I was in Turkey last year and people were largely very excited about joining the EU (they saw it as a fait-accompli) and the Euro was proudly encouraged. I loved every second of my time in the country, but when I started researching Turkey prior to my visit, I was confronted with a terse statement on the home page of the Government Ministry's websites denying any killing of Armenians ever took place. It's still prominent. You can read instead about "the killing of Turks by Armenians." It's at complete odds with Turkey's usually sensitive approach to the commemoration of the Allied 1915 invasion of their own land along the Dardanelles.

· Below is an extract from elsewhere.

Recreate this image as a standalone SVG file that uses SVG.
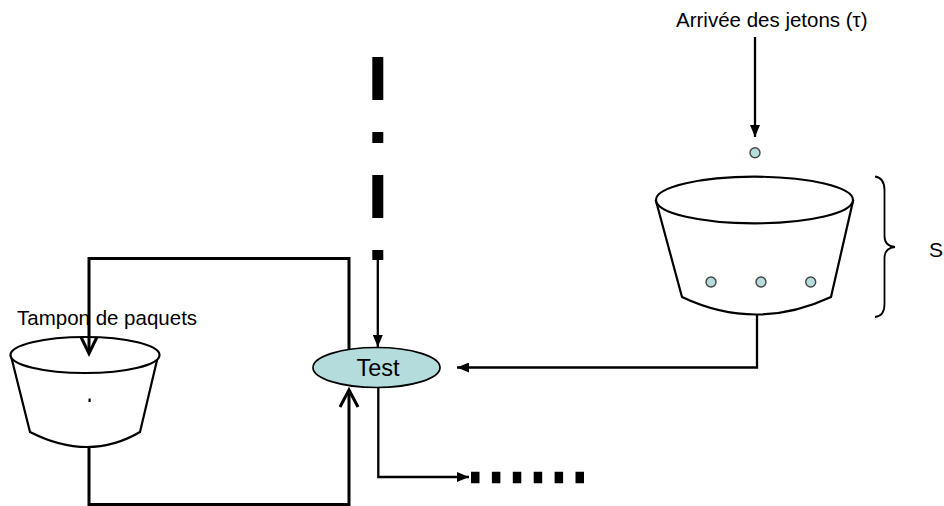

My impression was that there's a cultural gulf between central government in Ankara and a clamouring Euro-focused entrepreneurial class - particularly in Istanbul, one of the world's most exciting cities - and perhaps between traditional rural people and city folk. I imagine this will lead to divisions later on issues such as agricultural subsidies and trade tariffs. It's always been a country on the cusp of two continents, two histories, just as Istanbul has always been amongst the world's most cosmopolitan of cities, so these aren't new issues.
But I admit I wasn't brave enough to start engaging complete strangers in discussions about the Armenian genocide or the war against the Kurds. Like many issues of national identity, inside the country, even among friendly and invariably generous people, the belief in these events as "myths" appears fairly common. Every country has those. Ask a Tasmanian whitefella about the fate of the Aboriginal inhabitants. Ask the Japanese Prime Minister about the Sandakan Death March, the Rape of Nanking, or the Korean "comfort women". Indeed, just the other day I read an extract from a Southern US history textbook all about how the relationship between "masters" and slaves was one based on mutual respect and benefit. No mention of whips or lynching.

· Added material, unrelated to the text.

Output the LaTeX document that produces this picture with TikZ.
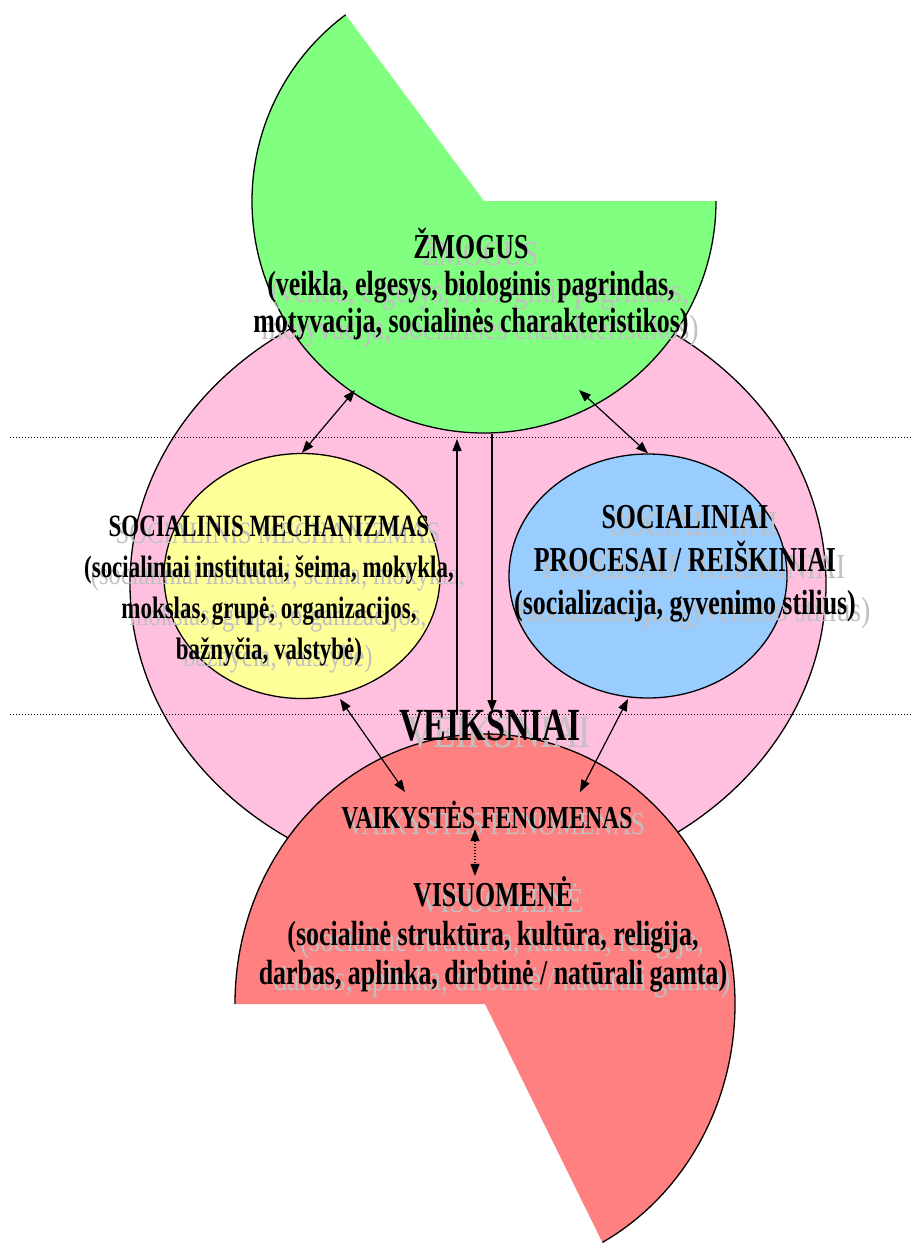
\documentclass[tikz,border=0pt]{standalone}
\usepackage{fontspec}
\setmainfont{Liberation Serif}
\newfontfamily\condfont{Liberation Serif}[FakeStretch=0.74]
\newfontfamily\shadfont{Liberation Serif}[FakeStretch=0.79]
\usetikzlibrary{arrows.meta,shapes.geometric,calc}
\definecolor{pinkc}{HTML}{FFC0E0}
\definecolor{greenc}{HTML}{80FF80}
\definecolor{yellowc}{HTML}{FFFF99}
\definecolor{bluec}{HTML}{99CCFF}
\definecolor{redc}{HTML}{FF8080}
\definecolor{shadc}{HTML}{C0C0C0}
\newcommand\shadowlabel[5]{%
  \node[shd,font={\shadfont\fontsize{#3}{#4}\selectfont}] (#1s) at ($(#2)+(9,7)$) {#5};%
  \node[lbl,font={\condfont\bfseries\fontsize{#3}{#4}\selectfont}] (#1) at (#2) {#5};%
}
\begin{document}
\begin{tikzpicture}[x=1pt,y=-1pt,
  outl/.style={draw=black,line width=1.3pt},
  lbl/.style={align=center,inner sep=0pt,text=black},
  shd/.style={align=center,inner sep=0pt,text=shadc},
  guide/.style={draw=black,line width=0.9pt,dash pattern=on 1pt off 2pt},
  link/.style={draw=black,line width=1.2pt},
  both/.style={link,{Triangle[length=12pt,width=9pt]}-{Triangle[length=12pt,width=9pt]}},
  fwd/.style={link,-{Triangle[length=12pt,width=9pt]}}]
\useasboundingbox (0,0) rectangle (912,1253);
% outer pink field
\draw[outl,fill=pinkc] (478,584) ellipse[x radius=348,y radius=303];
% green pie (ZMOGUS)
\coordinate (gc) at (484,201);
\fill[greenc] (gc) -- ++(0:232) arc[start angle=0,end angle=233.4,radius=232] -- cycle;
\draw[outl] (gc) ++(0:232) arc[start angle=0,end angle=233.4,radius=232];
% inner ellipses
\node[ellipse,outl,fill=yellowc,minimum width=276,minimum height=245,inner sep=0pt] (mech) at (302,576) {};
\node[ellipse,outl,fill=bluec,minimum width=278,minimum height=244,inner sep=0pt] (proc) at (648,576) {};
% red pie (VISUOMENE)
\coordinate (rc) at (485,1004);
\fill[redc] (rc) -- ++(-250,0) arc[start angle=180,end angle=422,x radius=250,y radius=270] -- cycle;
\draw[outl] (rc) ++(-250,0) arc[start angle=180,end angle=422,x radius=250,y radius=270];
% dotted guide lines
\coordinate (d1a) at (10,437);
\coordinate (d1b) at (912,437);
\coordinate (d2a) at (10,714);
\coordinate (d2b) at (912,714);
\draw[guide] (d1a) -- (d1b);
\draw[guide] (d2a) -- (d2b);
% texts
\coordinate (tZ) at (471,284);
\shadowlabel{zmog}{tZ}{35}{37}{ŽMOGUS\\(veikla, elgesys, biologinis pagrindas,\\motyvacija, socialinės charakteristikos)}
\coordinate (tM) at (269,591);
\shadowlabel{mechT}{tM}{31}{41}{SOCIALINIS MECHANIZMAS\\(socialiniai institutai, šeima, mokykla,\\mokslas, grupė, organizacijos,\\bažnyčia, valstybė)}
\coordinate (tP) at (685,564);
\shadowlabel{procT}{tP}{35}{43}{SOCIALINIAI\\PROCESAI / REIŠKINIAI\\(socializacija, gyvenimo stilius)}
\coordinate (tV) at (490,726);
\shadowlabel{veik}{tV}{46}{50}{VEIKSNIAI}
\coordinate (tF) at (487,815);
\shadowlabel{fen}{tF}{32}{36}{VAIKYSTĖS FENOMENAS}
\coordinate (tS) at (493,934);
\shadowlabel{visu}{tS}{35}{39}{VISUOMENĖ\\(socialinė struktūra, kultūra, religija,\\darbas, aplinka, dirbtinė / natūrali gamta)}
% connectors
\coordinate (gL) at (355,390);
\coordinate (gR) at (579,390);
\coordinate (mB) at (340,699);
\coordinate (pB) at (628,699);
\coordinate (vL) at (405,792);
\coordinate (vR) at (580,792);
\coordinate (u1) at (457,715);
\coordinate (u2) at (457,439);
\coordinate (w1) at (492,434);
\coordinate (w2) at (492,712);
\coordinate (ax) at (475,0);
\draw[both] (mech.north) -- (gL);
\draw[both] (gR) -- (proc.north);
\draw[both] (mB) -- (vL);
\draw[both] (pB) -- (vR);
\draw[fwd] (u1) -- (u2);
\draw[fwd] (w1) -- (w2);
\draw[both,dash pattern=on 1.5pt off 1.5pt] (fen.south -| ax) -- (visu.north -| ax);
\end{tikzpicture}
\end{document}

Pamuk's case, along with the dramatic shifts in Turkish society, will be critical not just to the question of EU membership, but also to the future political environment inside the country. While the hardline nature of the government has eased over the years, it's still concerned with keeping a certain kind of "peace".
The trial will restart on February 7, 2006, after a dispute as to whether the law under which Pamuk is charged can apply, as it was introduced after his statements in an interview. All very well, legally, but I can't imagine Pamuk shutting up about it now, whether new laws or old apply.
George W Bush banged on a great deal about the Kurds killed and dispossessed by Saddam Hussein - haven't heard him sticking up for Orhan Pamuk, though I guess he's got enough going on at present.